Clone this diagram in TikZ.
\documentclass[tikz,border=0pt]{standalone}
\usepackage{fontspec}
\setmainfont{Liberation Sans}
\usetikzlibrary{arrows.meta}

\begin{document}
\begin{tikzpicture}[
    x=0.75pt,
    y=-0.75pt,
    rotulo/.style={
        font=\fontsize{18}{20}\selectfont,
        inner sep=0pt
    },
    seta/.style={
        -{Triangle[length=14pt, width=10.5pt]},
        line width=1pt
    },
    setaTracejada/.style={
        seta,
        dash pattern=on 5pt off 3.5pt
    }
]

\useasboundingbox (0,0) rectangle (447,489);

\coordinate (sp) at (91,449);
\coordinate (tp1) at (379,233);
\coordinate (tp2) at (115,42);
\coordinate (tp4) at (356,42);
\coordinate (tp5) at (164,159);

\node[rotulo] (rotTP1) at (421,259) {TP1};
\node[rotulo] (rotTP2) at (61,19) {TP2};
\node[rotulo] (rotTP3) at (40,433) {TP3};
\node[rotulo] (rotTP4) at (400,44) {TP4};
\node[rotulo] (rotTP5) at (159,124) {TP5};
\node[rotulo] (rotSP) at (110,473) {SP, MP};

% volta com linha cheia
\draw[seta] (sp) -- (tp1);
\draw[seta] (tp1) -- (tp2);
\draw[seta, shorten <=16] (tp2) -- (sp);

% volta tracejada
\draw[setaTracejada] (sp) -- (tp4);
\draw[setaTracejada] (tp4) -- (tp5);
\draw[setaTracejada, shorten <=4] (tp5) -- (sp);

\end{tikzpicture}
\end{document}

### What is asked
Restate the data above word for word.

### Output for this task
Clone this diagram in TikZ.
\documentclass[tikz,border=0pt]{standalone}
\usepackage{fontspec}
\setmainfont{Liberation Sans}
\usetikzlibrary{arrows.meta}

\begin{document}
\begin{tikzpicture}[
    x=0.75pt,
    y=-0.75pt,
    rotulo/.style={
        font=\fontsize{18}{20}\selectfont,
        inner sep=0pt
    },
    seta/.style={
        -{Triangle[length=14pt, width=10.5pt]},
        line width=1pt
    },
    setaTracejada/.style={
        seta,
        dash pattern=on 5pt off 3.5pt
    }
]

\useasboundingbox (0,0) rectangle (447,489);

\coordinate (sp) at (91,449);
\coordinate (tp1) at (379,233);
\coordinate (tp2) at (115,42);
\coordinate (tp4) at (356,42);
\coordinate (tp5) at (164,159);

\node[rotulo] (rotTP1) at (421,259) {TP1};
\node[rotulo] (rotTP2) at (61,19) {TP2};
\node[rotulo] (rotTP3) at (40,433) {TP3};
\node[rotulo] (rotTP4) at (400,44) {TP4};
\node[rotulo] (rotTP5) at (159,124) {TP5};
\node[rotulo] (rotSP) at (110,473) {SP, MP};

% volta com linha cheia
\draw[seta] (sp) -- (tp1);
\draw[seta] (tp1) -- (tp2);
\draw[seta, shorten <=16] (tp2) -- (sp);

% volta tracejada
\draw[setaTracejada] (sp) -- (tp4);
\draw[setaTracejada] (tp4) -- (tp5);
\draw[setaTracejada, shorten <=4] (tp5) -- (sp);

\end{tikzpicture}
\end{document}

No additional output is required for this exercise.